Mike has been playing airsoft on and off for eight years. Before he moved to Whitehorse, he was forced to travel several hours to engage in airsoft games. On arriving in the area, he discovered he would have to travel even farther away to play. He then resolved to start his own club, whose current membership he hopes to double.
“Personally, I’d love it if we got to the point where we could have a travel team,” he told the Midnight Sun News. “I like to play in what they call ‘mil-sims,’ which are basically games that are held annually in certain places, that are 300, 400, 500, 600 people playing at the same time. They incorporate real military vehicles, helicopters… All this adds to that immersive experience. We’re not just going out there to shoot back and forth at each other. There are teams, there are tactics. Players range from beginners to guys who are ex-military.”

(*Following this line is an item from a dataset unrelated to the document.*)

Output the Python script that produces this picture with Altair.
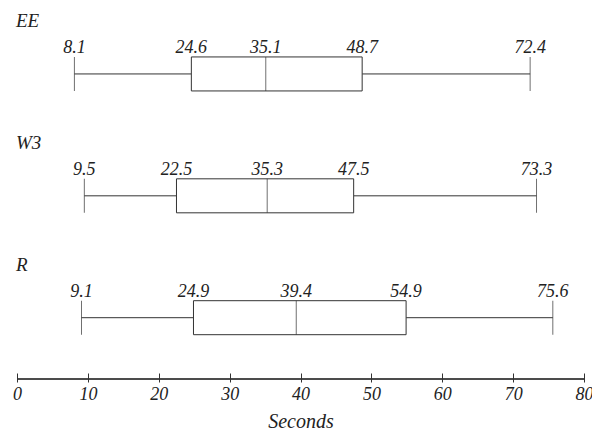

In all his club activities, Mike emphasizes safety and responsibility. His players wear goggles, play only on private property, and limit their guns to a maximum of 500 feet per second for spring-powered “sniper” weapons (whose players must adhere to minimum engagement distances), while the average player with an AEG (an electric airsoft gun capable of firing pellets automatically) fires pellets at roughly 400 feet per second.
“I’m very protective of the sport of airsoft,” he says. “It’s been close, a few times, to being made illegal. I teach everybody who plays with us to treat their airsoft gun like a real firearm. I’m not afraid to report somebody to the RCMP who is putting my sport’s image at risk. If I determine that they’re the kind of person who might go and run around on their street with it I won’t help them.”
The club is open to members 16 and above with written parental consent, and of course to those 18 and older. Team members regularly assist beginners in getting started. Yukon-area players interested in joining the club generally contact Mike through the club’s Airsoft Yukon Facebook page.
“In all honesty, I’m a bit of an adrenaline junkie,” Mike admits. “I like firearms, but I have no interest in hurting people. Airsoft is the only way to really get a good mixture of all of that.”